Unfortunately, speaker diarization is a much different task from the current recognition task. There is no plan for us to add diarization model.
However, there are a couple of repo doing the diarization task, you can have a look at them here https://github.com/topics/speaker-diarization
I personally used the following one before, it performs well but requires some additional efforts to make it work. https://github.com/google/uis-rnn
I see, that makes sense, thank you. I'll experiment with integrating other tools like that then. I guess this Issue can then be closed.
Hello, As you can see here I've started integrating this project into Papagayo-NG: https://github.com/morevnaproject-org/papagayo-ng/issues/49 The first results from my tests seem to be very promising. Especially the new timestamp feature is helping a lot with that.

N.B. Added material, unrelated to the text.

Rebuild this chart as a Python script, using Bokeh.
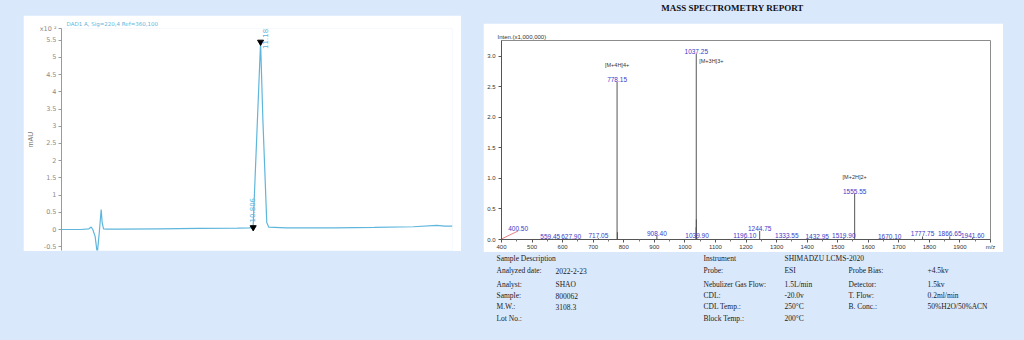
import numpy as np
from bokeh.plotting import figure
from bokeh.models import Range1d, FixedTicker, Spacer
from bokeh.layouts import row, column
from bokeh.core.properties import value
from bokeh.embed import file_html
from bokeh.resources import INLINE

BG = "#DAE8FC"

# ---------------- data: chromatogram ----------------
chrom_time = [1.0, 2.0, 2.4, 2.52, 2.6, 2.72, 2.83, 2.93, 3.03, 3.08, 3.15, 3.3, 4.0, 6.0,
              8.0, 10.0, 10.6, 10.8, 11.183, 11.3, 11.5, 11.6, 12.5, 15.0, 17.0, 19.0,
              20.2, 20.6, 21.0]
chrom_mau = [0.0, 0.0, 0.02, 0.07, 0.0, -0.2, -0.7, -0.1, 0.58, 0.2, 0.02, 0.01, 0.01,
             0.02, 0.03, 0.04, 0.05, 0.06, 5.45, 3.2, 0.2, 0.07, 0.05, 0.05, 0.06, 0.08,
             0.12, 0.1, 0.1]
chrom_peak_times = [10.806, 11.183]
chrom_peak_heights = [0.06, 5.45]
chrom_peak_labels = ["10.806", "11.183"]
chrom_yticks = [-0.5, 0, 0.5, 1, 1.5, 2, 2.5, 3, 3.5, 4, 4.5, 5, 5.5]
chrom_scale_text = "x10 \u00b2"

# ---------------- data: mass spectrum ----------------
ms_mz = [400.50, 559.45, 627.90, 717.05, 778.15, 779.40, 908.40, 1036.90, 1037.25,
         1037.60, 1039.90, 1196.10, 1244.75, 1333.55, 1432.95, 1519.90, 1555.55,
         1670.10, 1777.75, 1866.65, 1941.60]
ms_int = [0.01, 0.01, 0.01, 0.02, 2.58, 0.12, 0.06, 0.2, 3.04, 0.33, 0.02, 0.02, 0.14,
          0.02, 0.01, 0.03, 0.75, 0.01, 0.05, 0.05, 0.03]
ms_label = ["400.50", "559.45", "627.90", "717.05", "778.15", "", "908.40", "", "1037.25",
            "", "1039.90", "1196.10", "1244.75", "1333.55", "1432.95", "1519.90", "1555.55",
            "1670.10", "1777.75", "1866.65", "1941.60"]
ion_mz = [778.15, 1037.25, 1555.55]
ion_int = [2.58, 3.04, 0.75]
ion_text = ["[M+4H]4+", "[M+3H]3+", "[M+2H]2+"]
ms_xticks = list(range(400, 2001, 100))
ms_yticks = [0.0, 0.5, 1.0, 1.5, 2.0, 2.5, 3.0]

# ---------------- data: report table ----------------
info_labels1 = ["Sample Description", "Analyzed date:", "Analyst:", "Sample:", "M.W.:", "Lot No.:"]
info_values1 = ["", "2022-2-23", "SHAO", "800062", "3108.3", ""]
info_labels2 = ["Instrument", "Probe:", "Nebulizer Gas Flow:", "CDL:", "CDL Temp.:", "Block Temp.:"]
info_values2 = ["SHIMADZU LCMS-2020", "ESI", "1.5L/min", "-20.0v", "250\u00b0C", "200\u00b0C"]
info_labels3 = ["", "Probe Bias:", "Detector:", "T. Flow:", "B. Conc.:", ""]
info_values3 = ["", "+4.5kv", "1.5kv", "0.2ml/min", "50%H2O/50%ACN", ""]

# ================= left: chromatogram =================
TRACE = "#5FB6DC"
Y_TOP = 5.84
pL = figure(width=438, height=236, x_range=Range1d(1, 21), y_range=Range1d(-0.61, Y_TOP),
            x_axis_type=None, output_backend="svg", toolbar_location=None,
            min_border_left=35, min_border_right=9, min_border_top=13, min_border_bottom=1,
            background_fill_color="white", border_fill_color="white", outline_line_color=None)
pL.ygrid.grid_line_color = None
pL.title.text = "DAD1 A, Sig=220,4 Ref=360,100"
pL.title.text_font_size = "5.5px"
pL.title.text_font_style = "normal"
pL.title.text_color = TRACE
pL.title.text_font = "DejaVu Sans"
pL.title.offset = 5
pL.title.standoff = 3
ya = pL.yaxis[0]
ya.ticker = FixedTicker(ticks=chrom_yticks + [Y_TOP])
overrides = {t: ("%g" % t) for t in chrom_yticks}
overrides[Y_TOP] = chrom_scale_text
ya.major_label_overrides = overrides
ya.major_label_text_font_size = "6.5px"
ya.major_label_text_color = "#8a8a8a"
ya.major_label_text_font = "DejaVu Sans"
ya.major_tick_out = 3
ya.major_tick_in = 0
ya.minor_tick_out = 0
ya.minor_tick_in = 0
ya.axis_line_color = "#9a9a9a"
ya.major_tick_line_color = "#9a9a9a"
ya.major_label_standoff = 2
ya.axis_label = "mAU"
ya.axis_label_text_font_size = "7px"
ya.axis_label_text_font_style = "normal"
ya.axis_label_text_color = "#777777"
ya.axis_label_standoff = 3

pL.line(chrom_time, chrom_mau, line_color=TRACE, line_width=1.2)
pL.scatter(chrom_peak_times, chrom_peak_heights, marker="inverted_triangle", size=6,
           color="black")
pL.text(chrom_peak_times, chrom_peak_heights, text=chrom_peak_labels, angle=np.pi / 2,
        x_offset=[-1, 4], y_offset=[-5, 7], text_align="left", text_baseline="middle",
        text_font_size="7px", text_color=TRACE, text_font=value("DejaVu Sans"))

# ================= right: mass spectrum =================
SANS = "Liberation Sans"
pR = figure(width=520, height=229, x_range=Range1d(400, 2000), y_range=Range1d(0, 3.26),
            output_backend="svg", toolbar_location=None,
            min_border_left=18, min_border_right=13, min_border_top=17, min_border_bottom=12,
            background_fill_color="white", border_fill_color="white",
            outline_line_color="#8c8c8c", outline_line_width=1)
pR.grid.grid_line_color = None
pR.title.text = "Inten.(x1,000,000)"
pR.title.text_font_size = "6px"
pR.title.text_font_style = "normal"
pR.title.text_font = SANS
pR.title.text_color = "#333333"
pR.title.offset = -4
pR.title.standoff = 1
xa = pR.xaxis[0]
xa.ticker = FixedTicker(ticks=ms_xticks, minor_ticks=list(range(450, 2000, 100)))
xa.major_label_overrides = {2000: "m/z"}
ya2 = pR.yaxis[0]
ya2.ticker = FixedTicker(ticks=ms_yticks)
ya2.major_label_overrides = {t: "%.1f" % t for t in ms_yticks}
for ax in (xa, ya2):
    ax.major_label_text_font_size = "6px"
    ax.major_label_text_font = SANS
    ax.major_label_text_color = "#333333"
    ax.major_tick_out = 3
    ax.major_tick_in = 0
    ax.minor_tick_out = 2
    ax.minor_tick_in = 0
    ax.axis_line_color = "#555555"
    ax.major_tick_line_color = "#555555"
    ax.minor_tick_line_color = "#777777"
    ax.major_label_standoff = 1
ya2.minor_tick_out = 0
ya2.major_label_standoff = 3

pR.segment(x0=ms_mz, y0=[0] * len(ms_mz), x1=ms_mz, y1=ms_int, line_color="#555555",
           line_width=1)
lab_idx = [i for i, s in enumerate(ms_label) if s]
lab_x = [ms_mz[i] for i in lab_idx]
lab_y = [ms_int[i] for i in lab_idx]
lab_t = [ms_label[i] for i in lab_idx]
# the 400.50 label is pulled aside with a leader line
shift = {"400.50": (54.0, 0.13)}
lab_x = [x + shift.get(t, (0, 0))[0] for x, t in zip(lab_x, lab_t)]
lab_y = [y + shift.get(t, (0, 0))[1] for y, t in zip(lab_y, lab_t)]
pR.segment(x0=[ms_mz[0]], y0=[ms_int[0]], x1=[lab_x[0]], y1=[lab_y[0]],
           line_color="#e06060", line_width=0.8)
pR.text(lab_x, lab_y, text=lab_t, text_align="center", text_baseline="bottom",
        y_offset=0, text_font_size="6.5px", text_color="#3a3ac8", text_font=value(SANS))
pR.text(ion_mz, ion_int, text=ion_text, text_align=["center", "left", "center"],
        text_baseline=["bottom", "top", "bottom"], x_offset=[0, 3, 0], y_offset=[-14, 4, -14],
        text_font_size="5.5px", text_color="#333333", text_font=value(SANS))

# ================= title and table =================
pT = figure(width=544, height=23, x_range=Range1d(0, 544), y_range=Range1d(23, 0),
            x_axis_type=None, y_axis_type=None, output_backend="svg", toolbar_location=None,
            min_border=0, background_fill_color=BG, border_fill_color=BG,
            outline_line_color=None)
pT.grid.visible = False
pT.text([252], [7], text=["MASS SPECTROMETRY REPORT"], text_align="center",
        text_baseline="middle", text_font_size="9px", text_font_style="bold",
        text_color="#111111", text_font=value("Liberation Serif"))

row_y = [6, 18, 32, 43, 54, 66]
col_x = [16, 75, 223, 304, 368, 447]
pI = figure(width=544, height=88, x_range=Range1d(0, 544), y_range=Range1d(88, 0),
            x_axis_type=None, y_axis_type=None, output_backend="svg", toolbar_location=None,
            min_border=0, background_fill_color=BG, border_fill_color=BG,
            outline_line_color=None)
pI.grid.visible = False
for cx, col in zip(col_x, [info_labels1, info_values1, info_labels2, info_values2,
                           info_labels3, info_values3]):
    pI.text([cx] * len(col), row_y, text=col, text_align="left", text_baseline="middle",
            text_font_size="7.5px", text_color="#1a1a1a", text_font=value("Liberation Serif"))

left_col = column(Spacer(width=480, height=15),
                  row(Spacer(width=23, height=236), pL, Spacer(width=19, height=236)),
                  Spacer(width=480, height=89))
right_col = column(pT,
                   row(Spacer(width=3, height=229), pR, Spacer(width=21, height=229)),
                   pI)
root = row(left_col, right_col, styles={"background-color": BG})

html = file_html(root, INLINE)
html = html.replace("<body>", '<body style="margin:0;background:%s">' % BG)
open("out.html", "w").write(html)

Is it possible to add some speaker separation to this? Papagayo-NG itself allows several speakers for one audio file. If we could recognize which parts are spoken by a separate speaker then that would make this a really nice solution for even more animators. I've taken a look at the topic, and it seems to be quite complex. If this could be integrated to Allosaurus then that would be awesome of course. If not there would be ways to get this into Papagayo-NG, we could do a separate pass over the audio. I've taken a look and pyAudioAnalysis seems to already do that. But that would be a big dependency addition.